Putting It All Together: A Modern Responsive Workflow
Here's the approach I use on every new project. It combines all of these modern CSS techniques into a workflow that just works.
┌──────────────┐ ┌──────────────┐ ┌──────────────┐ ┌──────────────┐ │ 1. Layout │────▶│ 2. Type & │────▶│ 3. Component │────▶│ 4. Test & │ │ │ │ Spacing │ │ Queries │ │ Optimize │ │ CSS Grid │ │ │ │ │ │ │ │ for page │ │ clamp() for │ │ Container │ │ Resize test │ │ structure │ │ fluid sizes │ │ queries for │ │ Real device │ │ │ │ │ │ components │ │ Performance │ └──────────────┘ └──────────────┘ └──────────────┘ └──────────────┘ Start mobile-first → Add fluid scaling → Context-aware → Verify
Step-by-Step
- Start with CSS Grid for your page-level layout. Sidebars, main content, footers.

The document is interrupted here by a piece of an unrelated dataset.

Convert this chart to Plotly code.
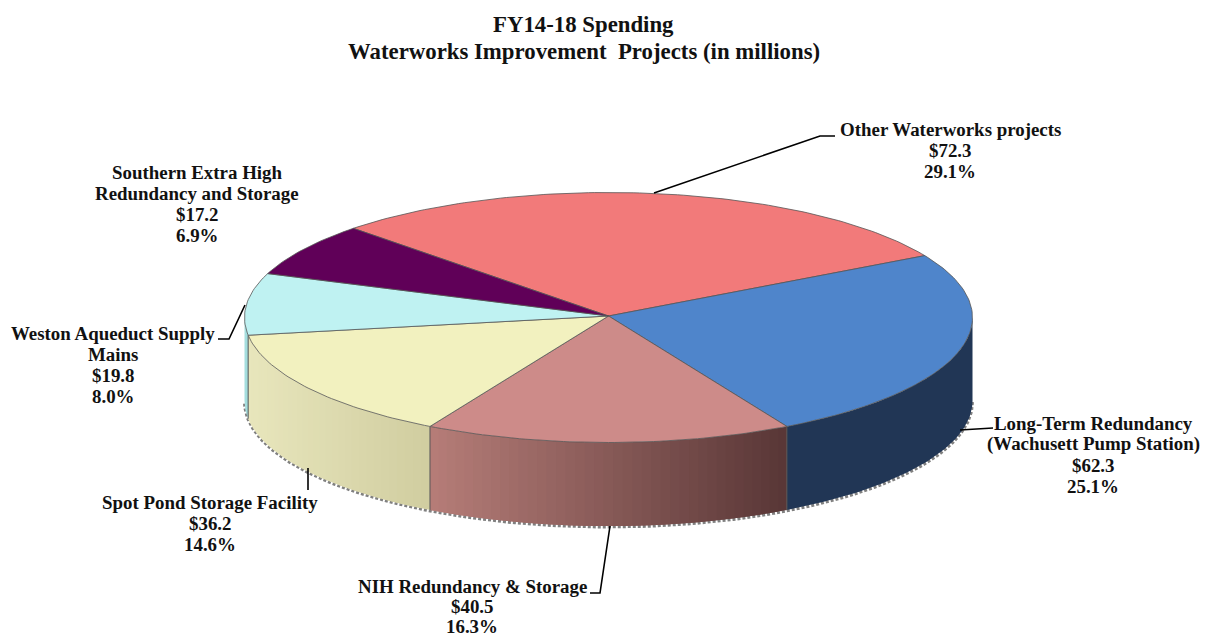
import math
import plotly.graph_objects as go

categories = [["Other Waterworks projects"], ["Long-Term Redundancy", "(Wachusett Pump Station)"],
              ["NIH Redundancy &amp; Storage"], ["Spot Pond Storage Facility"],
              ["Weston Aqueduct Supply", "Mains"], ["Southern Extra High", "Redundancy and Storage"]]
values = [72.3, 62.3, 40.5, 36.2, 19.8, 17.2]
percent_labels = ["29.1%", "25.1%", "16.3%", "14.6%", "8.0%", "6.9%"]
top_colors = ["#F27A7A", "#4F85CB", "#CD8B89", "#F2F1BF", "#BFF2F2", "#600058"]
wall_left = [(242, 122, 122), (33, 54, 85), (182, 125, 120), (232, 230, 188), (165, 222, 222), (96, 0, 88)]
wall_right = [(242, 122, 122), (33, 54, 85), (88, 54, 54), (208, 205, 160), (165, 222, 222), (96, 0, 88)]
label_x = [950, 1093, 472, 210, 113, 197]
label_top = [129, 423, 586, 502, 333, 172]
label_gap = [21.2, 21.2, 20.2, 21.2, 21.2, 21.2]
title_lines = ["FY14-18 Spending", "Waterworks Improvement  Projects (in millions)"]

CX, CY, RX, RY, DEPTH = 608.5, 317.5, 364, 125, 83.5
APEX_Y = 316
START = 315.5  # degrees clockwise from 12 o'clock


def pt(deg, dy=0):
    r = math.radians(deg)
    return CX + RX * math.sin(r), CY - RY * math.cos(r) + dy


def arc(a, b, dy=0, step=1.0):
    n = max(2, int(abs(b - a) / step) + 1)
    return [pt(a + (b - a) * i / (n - 1), dy) for i in range(n)]


def poly(points, fill, line=None, width=0, dash=None):
    xs = [p[0] for p in points]
    ys = [p[1] for p in points]
    return go.Scatter(x=xs, y=ys, mode="lines", fill="toself" if fill else None, fillcolor=fill,
                      line=dict(color=line or fill or "rgba(0,0,0,0)", width=width, dash=dash),
                      hoverinfo="skip", showlegend=False)


total = sum(values)
angles = []
a = START
for v in values:
    angles.append((a, a + v / total * 360))
    a += v / total * 360

fig = go.Figure()

# bottom fringe
fig.add_trace(poly(arc(90, 270, DEPTH + 1), None, "#808080", 3, "3px,2px"))

# walls of the slices facing the viewer
for i, (a0, a1) in enumerate(angles):
    lo, hi = a0 % 360, (a0 % 360) + (a1 - a0)
    for shift in (0, 360, -360):
        s0 = max(lo + shift, 90)
        s1 = min(hi + shift, 270)
        if s1 <= s0:
            continue
        solid = wall_left[i] == wall_right[i]
        strips = 1 if solid else max(1, int((s1 - s0) / 1.5))
        xl, xr = pt(s1)[0], pt(s0)[0]  # angles run clockwise along the front: s0 is the right end
        for k in range(strips):
            u0 = s0 + (s1 - s0) * k / strips
            u1 = s0 + (s1 - s0) * (k + 1) / strips
            t = (pt((u0 + u1) / 2)[0] - xl) / (xr - xl)
            c = tuple(round(wall_left[i][j] + (wall_right[i][j] - wall_left[i][j]) * t) for j in range(3))
            col = "rgb(%d,%d,%d)" % c
            # each strip runs on under the next one, so that no seam shows
            u2 = min(s1, u1 + 1.5)
            pts = arc(u0, u2) + arc(u2, u0, DEPTH)
            fig.add_trace(poly(pts + [pts[0]], col))
        if 90 < s0 < 270:
            fig.add_trace(poly([pt(s0), pt(s0, DEPTH)], None, "#555555", 1))

# top faces
for i, (a0, a1) in enumerate(angles):
    pts = [(CX, APEX_Y)] + arc(a0, a1) + [(CX, APEX_Y)]
    fig.add_trace(poly(pts, top_colors[i], "#555555", 0.8))

# leader lines
for lx, ly in [((654, 820, 835), (193, 136, 136)),
               ((960, 993), (430, 428)),
               ((610, 600, 590), (526, 593, 593)),
               ((308, 308), (468, 490)),
               ((245, 229, 218), (305, 339, 339))]:
    fig.add_trace(go.Scatter(x=lx, y=ly, mode="lines", line=dict(color="black", width=1.6),
                             hoverinfo="skip", showlegend=False))

font = dict(family="Liberation Serif", size=18.9, color="#111111")
for i, name in enumerate(categories):
    lines = name + ["$%.1f" % values[i], percent_labels[i]]
    for n, line in enumerate(lines):
        fig.add_annotation(x=label_x[i], y=label_top[i] + n * label_gap[i], xref="x", yref="y", showarrow=False,
                           text="<b>%s</b>" % line, font=font, xanchor="center", yanchor="middle")

for n, line in enumerate(title_lines):
    fig.add_annotation(x=583.5, y=24 + n * 27, xref="x", yref="y", showarrow=False, text="<b>%s</b>" % line,
                       font=dict(family="Liberation Serif", size=22.8, color="#111111"),
                       xanchor="center", yanchor="middle")

fig.update_layout(width=1212, height=637, margin=dict(l=0, r=0, t=0, b=0), autosize=False,
                  paper_bgcolor="white", plot_bgcolor="white", showlegend=False)
fig.update_xaxes(range=[0, 1212], visible=False, fixedrange=True)
fig.update_yaxes(range=[637, 0], visible=False, fixedrange=True)

fig.write_html("out.html", post_script="document.body.style.margin='0';", config=dict(displayModeBar=False))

- Use clamp() for all typography and spacing. No more breakpoint-based font size changes.
- Add container queries for components that need to adapt to their context.
- Use Tailwind CSS breakpoints for the remaining edge cases where you truly need viewport-based changes.
- Test at every size from 320px up, including landscape orientation.
- Optimize images and lazy load content below the fold for mobile performance.
The Bottom Line
Responsive design in 2026 is less about writing media queries and more about building layouts that are inherently flexible. CSS Grid with auto-fill handles most responsive grids with zero breakpoints. Container queries let your UI components adapt to their context, not just the viewport. The clamp() function gives you smooth, fluid typography and spacing. And Tailwind CSS ties it all together with a developer experience that's hard to beat.
The web is viewed on more screen sizes than ever. Phones, tablets, laptops, desktops, TVs, car dashboards. You can't write a breakpoint for every one of them. But you can write CSS that adapts to all of them naturally. That's the real power of modern responsive design.